I am writing to express my concern about your article entitled "Bear Bones Evidence of Early Life.” Your article contains a blatant oversight: Ms. Carol Ramsey was present at the very outset of the work being done at K1 cave. She was the one who facilitated the involvement of the other researchers at the site—she was in fact the originator of the bone research.

She has had to watch as others have effectively taken over her original research project. What must be particularly galling to Ms. Ramsey is that her research ideas for K1 were initially met with resistance in 2000. Those earlier academic naysayers have since jumped on the K1 site, displacing her from her own research site and a promising academic research program.

Paul Griffiths, BSc ’73
Campbell River

In my enthusiasm for talking about the bones, I missed mentioning all the people who have been involved in this project. I apologize for that lapse.

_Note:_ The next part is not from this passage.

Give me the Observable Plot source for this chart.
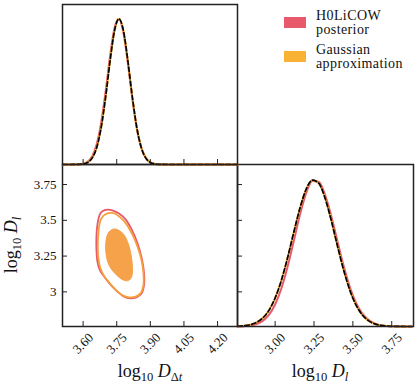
<!DOCTYPE html>
<html>
<head>
<meta charset="utf-8">
<script src="https://cdn.jsdelivr.net/npm/d3@7"></script>
<script src="https://cdn.jsdelivr.net/npm/@observablehq/plot@0.6"></script>
<style>
  html, body { margin: 0; padding: 0; background: white; }
  #wrap { position: relative; width: 415px; height: 388px; background: white; font-family: "Liberation Serif", serif; color: #111; overflow: hidden; }
  #wrap svg text { font-family: "Liberation Serif", serif; }
  .panel { position: absolute; }
  .lab { position: absolute; font-size: 18px; white-space: nowrap; line-height: 1; }
  .lab sub { font-size: 0.7em; vertical-align: -0.3em; }
  .leg { position: absolute; font-size: 14px; line-height: 14px; letter-spacing: 0.4px; }
  .sw { position: absolute; width: 22px; height: 11px; }
</style>
</head>
<body>
<div id="wrap"></div>
<script>
// ---------- data ----------
const xTicksDt = [3.60, 3.75, 3.90, 4.05, 4.20];
const yTicksDl = [3.0, 3.25, 3.5, 3.75];
const xTicksDl = [3.00, 3.25, 3.50, 3.75];

const dtDomain = [3.508, 4.289];
const dlDomain = [2.758, 3.89];

// 1D marginal of log10 D_dt (normalised density)
const dtGrid = [3.51, 3.54, 3.56, 3.58, 3.60, 3.62, 3.64, 3.66, 3.68, 3.70, 3.72, 3.74, 3.76, 3.78, 3.80, 3.82, 3.84, 3.86, 3.88, 3.90, 3.92, 3.94, 3.96, 4.00, 4.10, 4.20, 4.289];
const dtPosterior = [0, 0, 0.0003, 0.0014, 0.0055, 0.019, 0.055, 0.135, 0.282, 0.496, 0.740, 0.935, 0.999, 0.904, 0.693, 0.449, 0.247, 0.115, 0.045, 0.015, 0.0042, 0.001, 0.0002, 0, 0, 0, 0];
const dtGaussian  = [0, 0, 0.0002, 0.0009, 0.0039, 0.014, 0.044, 0.114, 0.249, 0.458, 0.707, 0.917, 1.0, 0.917, 0.707, 0.458, 0.249, 0.114, 0.044, 0.014, 0.0039, 0.0009, 0.0002, 0, 0, 0, 0];

// 1D marginal of log10 D_l
const dlGrid = [2.76, 2.80, 2.84, 2.88, 2.92, 2.96, 3.00, 3.04, 3.08, 3.12, 3.16, 3.20, 3.24, 3.28, 3.32, 3.36, 3.40, 3.44, 3.48, 3.52, 3.56, 3.60, 3.64, 3.68, 3.72, 3.76, 3.80, 3.84, 3.88];
const dlPosterior = [0.0008, 0.0025, 0.0068, 0.0169, 0.0384, 0.0796, 0.150, 0.259, 0.407, 0.583, 0.763, 0.911, 0.992, 0.986, 0.901, 0.757, 0.585, 0.415, 0.271, 0.163, 0.0897, 0.0455, 0.0213, 0.0091, 0.0036, 0.0013, 0.0004, 0.0001, 0];
const dlGaussian  = [0.0018, 0.0049, 0.0121, 0.0276, 0.0573, 0.110, 0.194, 0.314, 0.468, 0.642, 0.808, 0.936, 0.997, 0.977, 0.879, 0.728, 0.554, 0.388, 0.249, 0.147, 0.080, 0.040, 0.018, 0.0078, 0.0030, 0.0011, 0.0004, 0.0001, 0];

// 2D contours (log10 D_dt, log10 D_l)
const innerX = [3.7429, 3.7754, 3.7978, 3.8125, 3.8201, 3.8170, 3.8022, 3.7786, 3.7487, 3.7187, 3.7040, 3.7009, 3.7085, 3.7232];
const innerY = [3.4396, 3.4115, 3.3525, 3.2711, 3.1770, 3.1068, 3.0787, 3.0836, 3.1187, 3.1770, 3.2472, 3.3293, 3.3996, 3.4298];
const outerPostX = [3.6742, 3.6861, 3.7085, 3.7338, 3.7605, 3.7903, 3.8171, 3.8424, 3.8617, 3.8721, 3.8721, 3.8617, 3.8379, 3.8082, 3.7829, 3.7531, 3.7233, 3.6936, 3.6742, 3.6638, 3.6594, 3.6594, 3.6638];
const outerPostY = [3.5400, 3.5634, 3.5751, 3.5681, 3.5470, 3.5049, 3.4346, 3.3410, 3.2357, 3.1303, 3.0484, 2.9899, 2.9618, 2.9548, 2.9665, 3.0016, 3.0484, 3.1070, 3.1538, 3.2123, 3.2942, 3.3878, 3.4698];
const outerGaussX = [3.6832, 3.6980, 3.7189, 3.7427, 3.7680, 3.7948, 3.8201, 3.8424, 3.8602, 3.8692, 3.8692, 3.8587, 3.8349, 3.8051, 3.7784, 3.7486, 3.7189, 3.6936, 3.6772, 3.6683, 3.6653, 3.6683, 3.6742];
const outerGaussY = [3.5166, 3.5400, 3.5517, 3.5470, 3.5166, 3.4698, 3.3995, 3.3176, 3.2240, 3.1303, 3.0484, 2.9946, 2.9665, 2.9618, 2.9735, 3.0086, 3.0601, 3.1116, 3.1655, 3.2357, 3.3176, 3.4112, 3.4815];

// ---------- styling ----------
const RED = "#e8596b";
const ORANGE = "#f9b233";
const ORANGE_LINE = "#f5a03c";
const FILL = "#f6a24a";
const INK = "#222";
const SERIF = "Liberation Serif, serif";
const zip = (xs, ys) => xs.map((x, i) => ({x, y: ys[i]}));
const baseStyle = {background: "transparent", overflow: "visible", fontFamily: SERIF, fontSize: "13px", color: "#111"};

const wrap = document.getElementById("wrap");
function place(svg, left, top) {
  svg.classList.add("panel");
  svg.style.left = left + "px";
  svg.style.top = top + "px";
  svg.style.position = "absolute";
  wrap.appendChild(svg);
}

// Panel C (bottom right): D_l marginal
const pC = Plot.plot({
  width: 176, height: 162 + 45,
  marginTop: 0, marginLeft: 0, marginRight: 0, marginBottom: 45,
  x: {domain: dlDomain, axis: null},
  y: {domain: [0, 1.104], axis: null},
  style: baseStyle,
  marks: [
    Plot.line(zip(dlGrid, dlPosterior), {x: "x", y: "y", stroke: RED, strokeWidth: 2, curve: "monotone-x"}),
    Plot.line(zip(dlGrid, dlGaussian), {x: "x", y: "y", stroke: ORANGE, strokeWidth: 2, curve: "monotone-x"}),
    Plot.line(zip(dlGrid, dlGaussian), {x: "x", y: "y", stroke: "black", strokeWidth: 1.7, strokeDasharray: "4.5,2.5", curve: "monotone-x"}),
    Plot.tickX(xTicksDl, {x: d => d, insetTop: 157, stroke: INK, strokeWidth: 1}),
    Plot.text(xTicksDl, {x: d => d, text: d => d3.format(".2f")(d), frameAnchor: "bottom", dy: 17, rotate: -45, textAnchor: "middle", lineAnchor: "middle", fontSize: 13, fontFamily: SERIF, fill: "#111"}),
    Plot.frame({stroke: INK, strokeWidth: 1.5})
  ]
});
place(pC, 237, 164);

// Panel B (bottom left): 2D contours
const pB = Plot.plot({
  width: 62 + 175, height: 162 + 45,
  marginTop: 0, marginLeft: 62, marginRight: 0, marginBottom: 45,
  x: {domain: dtDomain, axis: null},
  y: {domain: dlDomain, axis: null},
  style: baseStyle,
  marks: [
    Plot.line(zip(innerX, innerY), {x: "x", y: "y", fill: FILL, stroke: FILL, strokeWidth: 1, curve: "catmull-rom-closed"}),
    Plot.line(zip(outerPostX, outerPostY), {x: "x", y: "y", stroke: RED, strokeWidth: 1.8, curve: "catmull-rom-closed"}),
    Plot.line(zip(outerGaussX, outerGaussY), {x: "x", y: "y", stroke: ORANGE_LINE, strokeWidth: 1.8, curve: "catmull-rom-closed"}),
    Plot.tickX(xTicksDt, {x: d => d, insetTop: 157, stroke: INK, strokeWidth: 1}),
    Plot.tickY(yTicksDl, {y: d => d, insetRight: 170, stroke: INK, strokeWidth: 1}),
    Plot.tickY(yTicksDl, {y: d => d, insetLeft: 170, dx: 5, stroke: INK, strokeWidth: 1}),
    Plot.text(yTicksDl, {y: d => d, text: d => String(d), frameAnchor: "left", dx: -6, textAnchor: "end", fontSize: 13, fontFamily: SERIF, fill: "#111"}),
    Plot.text(xTicksDt, {x: d => d, text: d => d3.format(".2f")(d), frameAnchor: "bottom", dy: 17, rotate: -45, textAnchor: "middle", lineAnchor: "middle", fontSize: 13, fontFamily: SERIF, fill: "#111"}),
    Plot.frame({stroke: INK, strokeWidth: 1.5})
  ]
});
place(pB, 0, 164);

// Panel A (top left): D_dt marginal
const pA = Plot.plot({
  width: 175, height: 160,
  marginTop: 0, marginLeft: 0, marginRight: 0, marginBottom: 0,
  x: {domain: dtDomain, axis: null},
  y: {domain: [0, 1.098], axis: null},
  style: baseStyle,
  marks: [
    Plot.line(zip(dtGrid, dtPosterior), {x: "x", y: "y", stroke: RED, strokeWidth: 2, curve: "monotone-x"}),
    Plot.line(zip(dtGrid, dtGaussian), {x: "x", y: "y", stroke: ORANGE, strokeWidth: 2, curve: "monotone-x"}),
    Plot.line(zip(dtGrid, dtGaussian), {x: "x", y: "y", stroke: "black", strokeWidth: 1.7, strokeDasharray: "4.5,2.5", curve: "monotone-x"}),
    Plot.tickX(xTicksDt, {x: d => d, insetTop: 155, stroke: INK, strokeWidth: 1}),
    Plot.frame({stroke: INK, strokeWidth: 1.5})
  ]
});
place(pA, 62, 4);

// Axis titles
function addLabel(html, css) {
  const d = document.createElement("div");
  d.className = "lab";
  d.innerHTML = html;
  Object.assign(d.style, css);
  wrap.appendChild(d);
}
addLabel('log<sub>10</sub> <i>D</i><sub>Δ<i>t</i></sub>', {left: "150px", top: "362px", transform: "translateX(-50%)"});
addLabel('log<sub>10</sub> <i>D</i><sub><i>l</i></sub>', {left: "320px", top: "362px", transform: "translateX(-50%)"});
addLabel('log<sub>10</sub> <i>D</i><sub><i>l</i></sub>', {left: "13px", top: "245px", transform: "translate(-50%, -50%) rotate(-90deg)"});

// Legend
const legendItems = [
  {color: RED, lines: ["H0LiCOW", "posterior"], top: 9, swTop: 17},
  {color: ORANGE, lines: ["Gaussian", "approximation"], top: 43, swTop: 51}
];
for (const it of legendItems) {
  const sw = document.createElement("div");
  sw.className = "sw";
  Object.assign(sw.style, {left: "284px", top: it.swTop + "px", background: it.color});
  wrap.appendChild(sw);
  const t = document.createElement("div");
  t.className = "leg";
  t.innerHTML = it.lines.join("<br>");
  Object.assign(t.style, {left: "316px", top: it.top + "px"});
  wrap.appendChild(t);
}
</script>
</body>
</html>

My memory of the events around the early work on the bones from K1 is truthfully rather hazy. Ms. Ramsey, an undergraduate student at the time, was offered the opportunity to go on the project with Paul Griffiths. I encouraged her to go and made some suggestions about collecting any bones encountered. When she returned with the bones I did identify them, but certainly could not tell their age just by looking at them. Daryl Fedje was sufficiently interested in their potential to find money to carbon date them (an expensive procedure). We were all thrilled and surprised to find out how old some of them actually were.

I have always offered encouragement and support to undergraduate students in any project and have supported Ms. Ramsey in her pursuit of a graduate degree to the best of my ability.

Rebecca Wigen
Department of Anthropology

An Early Flight
UVic Archives photo 168.1101

From time to time I see reference in the Torch and elsewhere to the existence of an army camp at the present location of the university. I never see, however, any mention of the use of that property before the war.

I have fond memories of my first flight in an airplane at the Gordon Head airport when I was about 12 years old. It was a two-seater, open-cockpit biplane that must have gone all of 70 miles an hour, but what a thrill for a young lad! I was so small they could not adjust the seat belt to fit me, so just let me float around as they circled the field.

When the Victoria Times originally announced the flights they stated that the cost for each child would be one cent per pound. I distinctly remember asking my father for 79 cents, only to discover at the field that they had established a minimum price of one dollar. (A major investment in those days, when 10 cents would get you into a movie.) In 1932 airplanes were still relatively rare, and very few people had ever had the chance to actually fly in one. There must have been 100 kids lined up for flights that day.

Harold (Ned) Young, VC ’37
Thetford Mines, Quebec

Remembering Elza Mayhew

I was saddened to read of the death of Elza Mayhew this last January (“Coast Spirit,” Spring 2004).

On a summer day in 1932 Elza and I were entertained by the Women’s Canadian Club for “Tea” at the Empress Hotel. We had won $100 scholarships for having the highest marks for a girl and a boy graduating from high school in Victoria and district that year. Elza had better marks than I—and another girl also beat me. Sadly I’ve forgotten her name and more sadly she didn’t get a scholarship.

Elza wore a yellow dress—she was very beautiful—that reminded me of a daffodil. We were a pair of shy 16-year-olds with little to say to each other.

That $100 paid my tuition, books and streetcar fare for my first year at Victoria College

Ray Jones, VC ’33
Horsefly, BC


One of the buildings identified in the “Rhodies” feature photo in our last issue was incorrectly identified. It is All Souls College.